The COVID-19 emergency has been unprecedented in its scale and speed and the NHS has had to adapt in ways few would have thought possible.

Part of that effort has been ensuring that those planning the response have the information they need to understand the rapidly evolving situation and can anticipate demand on health and care services so supplies of vital equipment such as ventilators get to where they are needed in time. 

In order to do this, NHSX has been working with partners from the private sector, including Faculty, to create a data platform that provides decision-makers with a single source of accurate, up-to-date and reliable data. This work is saving lives. 

We are enormously proud of our work to help the NHS harness the power of data at this time of national crisis. We also appreciate that there is considerable public interest in the project so we wanted to take the opportunity to set out some of the facts about our work. The NHS has also written about the project and provides more details in a blog on 28 March, which you can read here.

Our role in the COVID-19 data response

Our role has focused on helping the NHS understand the epidemic, be able to model the demand and use its resources as effectively as possible. Specifically we have been working with NHSX to develop dashboards, models and simulations in order to provide key decision-makers in the NHS and government with a deeper level of information about the current and future coronavirus situation from national level down to individual NHS Trusts and hospitals. This means they can make faster and more informed decisions.

Gathering the data

The NHS needs to allocate vital resources to patients that need them in order to save lives. The data required to do this is being gathered by the NHS itself from across the NHS, social care and partner organisations and placed into a datastore held by NHS England and NHS Improvement.
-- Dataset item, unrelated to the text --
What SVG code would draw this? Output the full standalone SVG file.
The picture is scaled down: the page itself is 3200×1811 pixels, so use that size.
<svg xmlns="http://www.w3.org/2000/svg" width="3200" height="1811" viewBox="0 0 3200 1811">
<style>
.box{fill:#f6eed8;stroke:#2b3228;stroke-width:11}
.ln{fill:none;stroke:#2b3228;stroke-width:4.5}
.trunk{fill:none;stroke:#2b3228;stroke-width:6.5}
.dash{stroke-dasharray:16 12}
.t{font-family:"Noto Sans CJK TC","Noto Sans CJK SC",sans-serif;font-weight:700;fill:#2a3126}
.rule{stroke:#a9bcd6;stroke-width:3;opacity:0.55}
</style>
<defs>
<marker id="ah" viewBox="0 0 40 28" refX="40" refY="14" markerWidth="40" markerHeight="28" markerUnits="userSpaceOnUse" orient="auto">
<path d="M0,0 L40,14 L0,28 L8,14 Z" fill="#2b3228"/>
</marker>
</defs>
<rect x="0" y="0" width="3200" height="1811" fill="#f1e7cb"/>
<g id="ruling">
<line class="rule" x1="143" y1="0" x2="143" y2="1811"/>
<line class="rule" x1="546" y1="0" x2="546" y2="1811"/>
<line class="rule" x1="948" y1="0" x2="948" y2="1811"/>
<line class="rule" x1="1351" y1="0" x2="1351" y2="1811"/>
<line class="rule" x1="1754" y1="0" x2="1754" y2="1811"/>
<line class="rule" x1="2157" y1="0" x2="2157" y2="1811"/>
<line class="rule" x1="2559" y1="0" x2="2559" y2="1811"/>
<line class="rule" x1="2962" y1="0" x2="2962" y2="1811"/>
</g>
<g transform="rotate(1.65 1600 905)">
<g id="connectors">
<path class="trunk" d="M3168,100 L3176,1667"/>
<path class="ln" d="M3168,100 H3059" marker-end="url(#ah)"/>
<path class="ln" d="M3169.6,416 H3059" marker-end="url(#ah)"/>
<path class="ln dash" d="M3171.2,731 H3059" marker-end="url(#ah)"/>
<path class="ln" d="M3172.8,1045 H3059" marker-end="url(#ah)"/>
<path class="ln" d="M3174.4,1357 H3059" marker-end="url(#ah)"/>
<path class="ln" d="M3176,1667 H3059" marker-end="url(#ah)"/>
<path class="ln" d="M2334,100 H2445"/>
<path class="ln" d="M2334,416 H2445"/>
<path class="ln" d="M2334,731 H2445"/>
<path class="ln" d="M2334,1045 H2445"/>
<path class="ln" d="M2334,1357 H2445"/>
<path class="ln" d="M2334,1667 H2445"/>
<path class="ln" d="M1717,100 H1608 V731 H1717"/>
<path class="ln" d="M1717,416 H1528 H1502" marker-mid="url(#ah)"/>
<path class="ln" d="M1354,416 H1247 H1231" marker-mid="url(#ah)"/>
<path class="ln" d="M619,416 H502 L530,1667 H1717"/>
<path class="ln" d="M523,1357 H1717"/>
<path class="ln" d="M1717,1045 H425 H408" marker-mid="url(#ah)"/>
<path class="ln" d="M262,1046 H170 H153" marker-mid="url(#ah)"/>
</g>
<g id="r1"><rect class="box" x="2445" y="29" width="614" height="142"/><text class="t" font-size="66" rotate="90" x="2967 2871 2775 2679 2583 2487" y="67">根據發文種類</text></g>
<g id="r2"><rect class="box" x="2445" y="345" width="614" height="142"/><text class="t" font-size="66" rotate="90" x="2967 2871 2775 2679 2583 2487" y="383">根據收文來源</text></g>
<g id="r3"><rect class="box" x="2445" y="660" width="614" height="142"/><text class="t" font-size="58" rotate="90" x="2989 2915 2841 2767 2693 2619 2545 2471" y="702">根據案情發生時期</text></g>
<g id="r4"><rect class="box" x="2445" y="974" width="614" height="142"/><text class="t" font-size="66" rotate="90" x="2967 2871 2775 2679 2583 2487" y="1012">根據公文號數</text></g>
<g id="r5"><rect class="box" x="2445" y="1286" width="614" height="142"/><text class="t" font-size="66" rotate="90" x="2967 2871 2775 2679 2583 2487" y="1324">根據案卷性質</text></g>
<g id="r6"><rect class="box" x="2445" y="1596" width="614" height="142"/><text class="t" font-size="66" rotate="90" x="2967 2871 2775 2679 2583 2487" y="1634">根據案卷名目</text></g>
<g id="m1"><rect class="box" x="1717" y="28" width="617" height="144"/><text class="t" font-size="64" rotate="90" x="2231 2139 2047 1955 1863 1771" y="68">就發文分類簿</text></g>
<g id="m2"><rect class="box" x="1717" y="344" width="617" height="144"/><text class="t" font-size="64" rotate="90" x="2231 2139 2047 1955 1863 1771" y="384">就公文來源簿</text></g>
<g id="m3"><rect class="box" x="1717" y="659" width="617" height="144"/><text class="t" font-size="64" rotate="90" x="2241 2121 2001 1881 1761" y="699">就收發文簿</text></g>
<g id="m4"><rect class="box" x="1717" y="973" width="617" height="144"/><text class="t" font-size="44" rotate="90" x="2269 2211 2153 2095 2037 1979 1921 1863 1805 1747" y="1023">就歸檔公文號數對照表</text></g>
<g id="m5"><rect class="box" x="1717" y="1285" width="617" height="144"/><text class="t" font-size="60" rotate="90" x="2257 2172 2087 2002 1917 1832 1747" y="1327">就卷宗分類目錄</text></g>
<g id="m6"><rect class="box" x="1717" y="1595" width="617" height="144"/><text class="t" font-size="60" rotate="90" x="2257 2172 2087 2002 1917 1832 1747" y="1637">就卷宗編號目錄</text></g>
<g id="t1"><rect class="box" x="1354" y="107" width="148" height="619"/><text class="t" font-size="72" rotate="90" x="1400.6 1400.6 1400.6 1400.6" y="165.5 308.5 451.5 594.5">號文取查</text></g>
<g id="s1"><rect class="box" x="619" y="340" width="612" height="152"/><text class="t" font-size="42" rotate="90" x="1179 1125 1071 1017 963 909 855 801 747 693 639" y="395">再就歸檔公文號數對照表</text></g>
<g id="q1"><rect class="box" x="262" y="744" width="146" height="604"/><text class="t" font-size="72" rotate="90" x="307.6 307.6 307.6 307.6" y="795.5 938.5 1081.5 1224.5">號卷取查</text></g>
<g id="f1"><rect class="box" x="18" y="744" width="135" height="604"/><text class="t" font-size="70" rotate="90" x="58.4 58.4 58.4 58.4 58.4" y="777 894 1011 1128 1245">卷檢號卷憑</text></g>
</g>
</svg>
All the data in the data store, including 111 online/call centre data from NHS Digital and Covid-19 test result data from Public Health England, is anonymous. It is then integrated, cleaned, and harmonised by the NHS, and their tech partners. 

Faculty’s work, in collaboration with NHSX and NHSE/I, is to visualise the data in the form of dashboards, and forecast trends. 

SAGE

The work is part of an integrated effort by the NHS and the government’s scientific advisors on the SPI-M and SAGE committees. As part of this Faculty has been working with NHS teams to ensure that all parties are working from the same modelling assumptions and the most accurate and up-to-date data both on a national and local level. Early on in the crisis Faculty’s CEO Marc Warner was asked to attend one meeting of SAGE as an observer for NHSX in order to understand what data was required.

Privacy 

As a contractor, Faculty is subject to the same strict rules for data protection as the NHS. All of the data we are using in the project is gathered and pseudonymised, aggregated or anonymised by the NHS before it is shared with Faculty. None of the data Faculty is drawing on includes “personal” (meaning “identifiable”) patient information and all the data remains under NHS control. Once the public health emergency situation has ended data will either be destroyed or returned in line with the law and the strict contractual agreements that are in place between the NHS and its partners.

Procurement

Due to the extreme urgency of the COVID-19 response, Faculty’s work is being conducted under the terms of its existing contract with NHSX to support the building of an NHS AI Lab. 
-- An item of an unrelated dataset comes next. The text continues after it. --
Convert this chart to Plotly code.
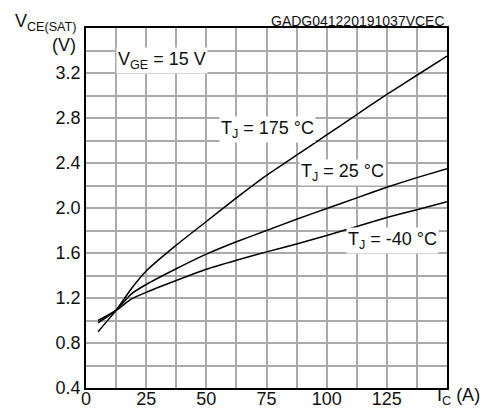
import plotly.graph_objects as go

ic = [5, 12.5, 18.75, 25, 37.5, 50, 62.5, 75, 87.5, 100, 112.5, 125, 137.5, 150]
v_175 = [0.90, 1.09, 1.28, 1.44, 1.67, 1.88, 2.09, 2.29, 2.47, 2.65, 2.83, 3.01, 3.18, 3.35]
v_25 = [0.98, 1.09, 1.235, 1.32, 1.46, 1.59, 1.70, 1.80, 1.90, 1.995, 2.09, 2.185, 2.27, 2.35]
v_m40 = [1.0, 1.09, 1.19, 1.25, 1.355, 1.455, 1.535, 1.61, 1.68, 1.755, 1.835, 1.915, 1.985, 2.055]

x_ticks = [i * 12.5 for i in range(13)]
x_text = ["0", "", "25", "", "50", "", "75", "", "100", "", "125", "", ""]
y_ticks = [round(0.4 + 0.2 * i, 1) for i in range(17)]
y_text = [f"{v:.1f}" if i % 2 == 0 and v < 3.5 else "" for i, v in enumerate(y_ticks)]

FONT = "Liberation Sans, Arial, sans-serif"
GRID = "#aaaaaa"

fig = go.Figure()
for ys in (v_175, v_25, v_m40):
    fig.add_trace(go.Scatter(x=ic, y=ys, mode="lines",
                             line=dict(color="black", width=1.5, shape="spline", smoothing=0.5),
                             showlegend=False, hoverinfo="skip"))

fig.update_layout(
    width=480, height=401,
    margin=dict(l=78, r=41, t=20, b=21),
    paper_bgcolor="white", plot_bgcolor="white",
    font=dict(family=FONT, color="#111111"),
)
fig.update_xaxes(range=[0, 150], tickmode="array", tickvals=x_ticks, ticktext=x_text,
                 showgrid=True, gridcolor=GRID, gridwidth=1.5, automargin=False,
                 showline=True, linecolor="black", linewidth=1.5, mirror=True,
                 ticks="", tickfont=dict(size=18, family=FONT), zeroline=False,
                 ticklabelstandoff=-6)
fig.update_yaxes(range=[0.4, 3.6], tickmode="array", tickvals=y_ticks, ticktext=y_text,
                 showgrid=True, gridcolor=GRID, gridwidth=1.5, automargin=False,
                 showline=True, linecolor="black", linewidth=1.5, mirror=True,
                 ticks="", tickfont=dict(size=18, family=FONT), zeroline=False)

ann = []
def lab(text, x, y, anchor="left"):
    ann.append(dict(text=text, x=x, y=y, xref="x", yref="y", xanchor=anchor, yanchor="middle",
                    showarrow=False, bgcolor="white", borderpad=1,
                    font=dict(size=18, family=FONT, color="#111111")))

lab("V<sub>GE</sub> = 15 V", 12.5, 3.31)
lab("T<sub>J</sub> = 175 °C", 55.3, 2.70)
lab("T<sub>J</sub> = 25 °C", 88.5, 2.315)
lab("T<sub>J</sub> = -40 °C", 108, 1.715)

ann.append(dict(text="GADG041220191037VCEC", x=(447 - 86) / 361, y=(388 - 20.5) / 360, xref="paper", yref="paper",
                xanchor="right", yanchor="middle", showarrow=False,
                font=dict(size=14, family=FONT, color="#111111")))
ann.append(dict(text="V<sub>CE(SAT)</sub>", x=(78 - 86) / 361, y=(388 - 22) / 360, xref="paper", yref="paper",
                xanchor="right", yanchor="middle", showarrow=False,
                font=dict(size=18, family=FONT, color="#111111")))
ann.append(dict(text="(V)", x=(78 - 86) / 361, y=(388 - 45) / 360, xref="paper", yref="paper",
                xanchor="right", yanchor="middle", showarrow=False,
                font=dict(size=18, family=FONT, color="#111111")))
ann.append(dict(text="I<sub>C</sub> (A)", x=(435 - 86) / 361, y=(388 - 397) / 360, xref="paper", yref="paper",
                xanchor="left", yanchor="middle", showarrow=False,
                font=dict(size=18, family=FONT, color="#111111")))
fig.update_layout(annotations=ann)

fig.write_html("out.html")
This work is a small part of an overall £250m government investment in artificial intelligence to help solve some of healthcare’s toughest challenges (more details of which can be found here).
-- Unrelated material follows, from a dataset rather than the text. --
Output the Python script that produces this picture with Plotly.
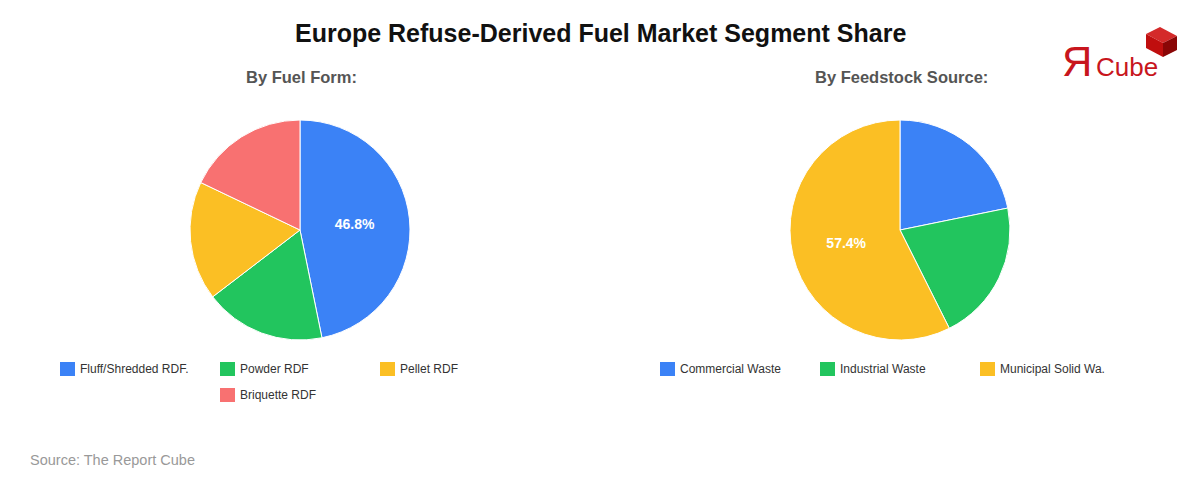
import plotly.graph_objects as go

W, H = 1200, 480

title_text = "Europe Refuse-Derived Fuel Market Segment Share"
subtitle_left = "By Fuel Form:"
subtitle_right = "By Feedstock Source:"
source_text = "Source: The Report Cube"

fuel_form_labels = ["Fluff/Shredded RDF.", "Powder RDF", "Pellet RDF", "Briquette RDF"]
fuel_form_values = [46.8, 17.8, 17.5, 17.9]
fuel_form_colors = ["#3B82F6", "#22C55E", "#FBBF24", "#F87171"]

feedstock_labels = ["Commercial Waste", "Industrial Waste", "Municipal Solid Wa."]
feedstock_values = [21.8, 20.8, 57.4]
feedstock_colors = ["#3B82F6", "#22C55E", "#FBBF24"]

FONT = "Liberation Sans, Arial, sans-serif"


def px(x):
    return x / W


def py(y):
    return 1 - y / H


def pie_domain(cx, cy, r):
    return dict(x=[px(cx - r), px(cx + r)], y=[py(cy + r), py(cy - r)])


def big_only(values):
    m = max(values)
    return [f"{v:.1f}%" if v == m else "" for v in values]


fig = go.Figure()
fig.add_trace(go.Pie(
    labels=fuel_form_labels, values=fuel_form_values, sort=False,
    direction="clockwise", rotation=0,
    marker=dict(colors=fuel_form_colors, line=dict(color="white", width=1)),
    text=big_only(fuel_form_values), textinfo="text", textposition="inside",
    insidetextorientation="horizontal",
    textfont=dict(family=FONT, size=14, color="white", weight="bold"),
    domain=pie_domain(300, 230, 110), showlegend=False, hoverinfo="label+percent",
))
fig.add_trace(go.Pie(
    labels=feedstock_labels, values=feedstock_values, sort=False,
    direction="clockwise", rotation=0,
    marker=dict(colors=feedstock_colors, line=dict(color="white", width=1)),
    text=big_only(feedstock_values), textinfo="text", textposition="inside",
    insidetextorientation="horizontal",
    textfont=dict(family=FONT, size=14, color="white", weight="bold"),
    domain=pie_domain(900, 230, 110), showlegend=False, hoverinfo="label+percent",
))

annotations = []
shapes = []

annotations.append(dict(text=f"<b>{title_text}</b>", x=px(600), y=py(33), xref="paper", yref="paper",
                        showarrow=False, xanchor="center", yanchor="middle",
                        font=dict(family=FONT, size=25, color="#111111")))
annotations.append(dict(text=f"<b>{subtitle_left}</b>", x=px(301), y=py(77), xref="paper", yref="paper",
                        showarrow=False, xanchor="center", yanchor="middle",
                        font=dict(family=FONT, size=16.5, color="#555555")))
annotations.append(dict(text=f"<b>{subtitle_right}</b>", x=px(901), y=py(77), xref="paper", yref="paper",
                        showarrow=False, xanchor="center", yanchor="middle",
                        font=dict(family=FONT, size=16.5, color="#555555")))
annotations.append(dict(text=source_text, x=px(28), y=py(460), xref="paper", yref="paper",
                        showarrow=False, xanchor="left", yanchor="middle",
                        font=dict(family=FONT, size=14.5, color="#999999")))


def legend(labels, colors, x0, positions):
    for (lab, col, (cx, cy)) in zip(labels, colors, positions):
        X = x0 + cx
        shapes.append(dict(type="rect", xref="paper", yref="paper",
                           x0=px(X), x1=px(X + 15), y0=py(cy + 7), y1=py(cy - 7),
                           fillcolor=col, line=dict(width=0)))
        annotations.append(dict(text=lab, x=px(X + 18), y=py(cy), xref="paper", yref="paper",
                                showarrow=False, xanchor="left", yanchor="middle",
                                font=dict(family=FONT, size=12, color="#333333")))


legend(fuel_form_labels, fuel_form_colors, 60, [(0, 369), (160, 369), (320, 369), (160, 395)])
legend(feedstock_labels, feedstock_colors, 660, [(0, 369), (160, 369), (320, 369)])

# logo
annotations.append(dict(text="Я", x=px(1060), y=py(61), xref="paper", yref="paper", showarrow=False,
                        xanchor="left", yanchor="middle",
                        font=dict(family=FONT, size=42, color="#C8161D")))
annotations.append(dict(text="Cube", x=px(1094), y=py(67), xref="paper", yref="paper", showarrow=False,
                        xanchor="left", yanchor="middle",
                        font=dict(family=FONT, size=26, color="#C8161D")))


def path(pts):
    return "M " + " L ".join(f"{px(x)},{py(y)}" for x, y in pts) + " Z"


shapes.append(dict(type="path", xref="paper", yref="paper",
                   path=path([(1160, 27), (1177, 36), (1163, 43), (1146, 34)]),
                   fillcolor="#D42A2A", line=dict(width=0)))
shapes.append(dict(type="path", xref="paper", yref="paper",
                   path=path([(1146, 34), (1163, 43), (1163, 57), (1146, 48)]),
                   fillcolor="#C00E0E", line=dict(width=0)))
shapes.append(dict(type="path", xref="paper", yref="paper",
                   path=path([(1163, 43), (1177, 36), (1177, 50), (1163, 57)]),
                   fillcolor="#8A0606", line=dict(width=0)))

fig.update_layout(
    width=W, height=H, margin=dict(l=0, r=0, t=0, b=0),
    paper_bgcolor="white", plot_bgcolor="white",
    annotations=annotations, shapes=shapes, showlegend=False,
    font=dict(family=FONT),
)

fig.write_html("out.html")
This contract was awarded to Faculty by NHSX following an open competitive tender process conducted in late 2019. The contract will be made public in due course.

Our business

Faculty is a leading AI technology specialist helping companies and public sector organisations with strategy, software and skills. Faculty is not a data aggregator and it is not in the business of collecting or monetising data sets. To date, we have completed over 350+ projects spanning both private and public sectors including healthcare. 

Contact tracing

Faculty is not involved in the design or development of the mobile contact tracing app led by NHSX.

Epidemiological model for coronavirus

In addition to its work for NHSX on current demand and short-term projections, Faculty has contributed to the development of an agent-based epidemiological model for coronavirus led by Oxford University’s Big Data Institute. This will help understanding of the virus and eventually allow for long term forecasting of future demand on NHS resources at local level.

The code for the model has been made open-source in order that modellers, scientists and policy makers anywhere in the world can download it, calibrate to their own situation and run their own simulations. 

Faculty’s contribution, alongside IBM UK, was the development of the Python interface so that the model can easily be calibrated for different outbreaks. The Faculty team also prepared the repository for open sourcing.  

One early application of the simulator by the team at Oxford University was an analysis of the impact of different configurations of a contact tracing app. The resulting academic paper published by Oxford University credited three members of Faculty staff for their contribution to the model. The research on the impact of a contact tracing app was carried out by the team at Oxford University.